GIGABYTE J1900N-D3V Visual Inspection

The J1900N-D3V due to the 10W SoC under the hood uses a passive cooler with plenty of surface area to direct heat away. It is interesting that if we compare this cooler to some of the power delivery heatsinks on mainstream boards, this looks more like a cooler than they do, even though those power delivery heatsinks might actually cost more. Because these motherboards fall under the $100 bracket, little attention is paid to the presentation, although GIGABYTE has at least synchronized the heat sink and the slots to match the PCB. Also for cost reasons, the PCB looks very busy – if an engineer can replace a component with two components and still save money, this becomes the mentality for this sort of design. Every component on board is also surrounded by a white box so the automated machines can be guided onto where each IC or resistor should be.

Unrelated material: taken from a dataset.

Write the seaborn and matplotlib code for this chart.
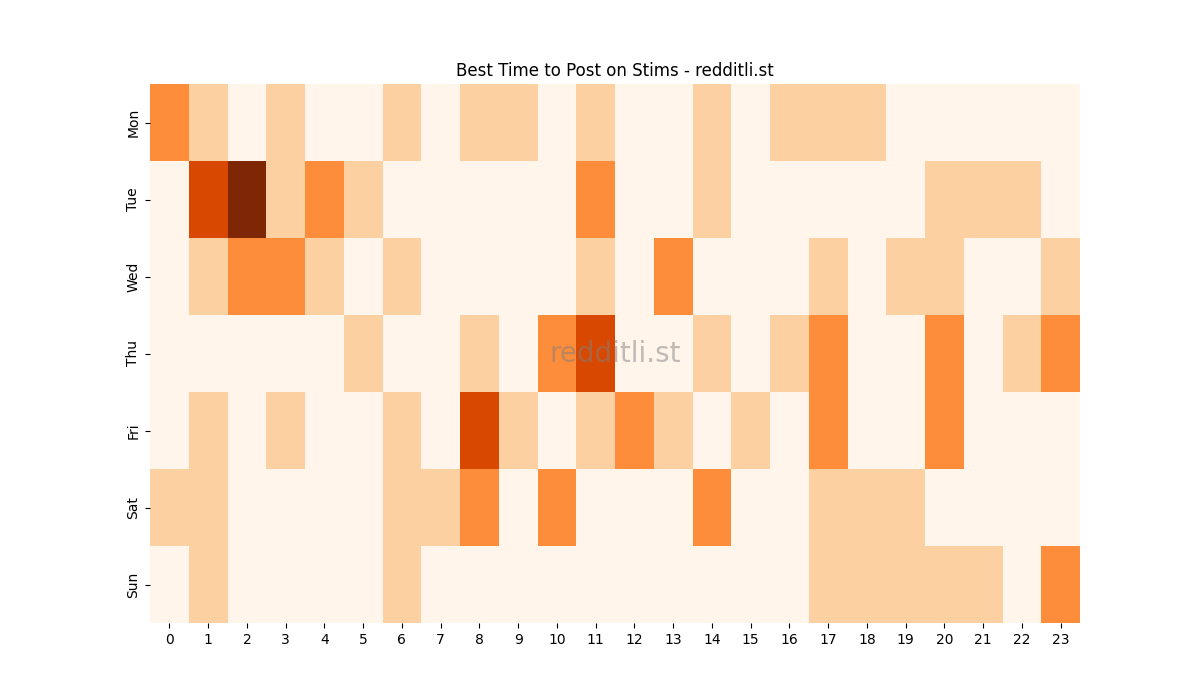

GIGABYTE has placed the 24-pin ATX and 4-pin CPU power connectors at the edge of the motherboard making it easier to use this board in a case, something their mainstream Z77 and Z87 mini-ITX motherboards had trouble doing. At the top of the board with these connectors are the front panel header, an LPT header and a 4-pin SYS fan header. The motherboard has only two fan headers on board – one just above the SoC and a 3-pin to the left of the SoC, with this one labeled ‘CPU’. This is next to a USB 2.0 header in white.

On the right hand side we have a stacked SO-DIMM arrangement, with each module being placed the opposite way round to each other. As with upgradable laptop SO-DIMM slots, the slots have latches to fasten the modules in place. Below this is a mini-PCIe slot, suitable for a half-length WiFi module which is not included. We also get a built in speaker on the bottom right, something we tend not to see in $100+ products.

At the bottom of the board we have the PCI slot which comes from a PCIe to PCI bridge, with two SATA ports above it. This is a frustrating place to put the SATA ports, as it means a user with two devices will have to reach over the motherboard in order to connect them. The connectors also face the same direction, and if the user decides to have locking cables, the cable on the left needs to be removed before the one on the right can be taken out. To the left of these SATA ports is the front panel audio header.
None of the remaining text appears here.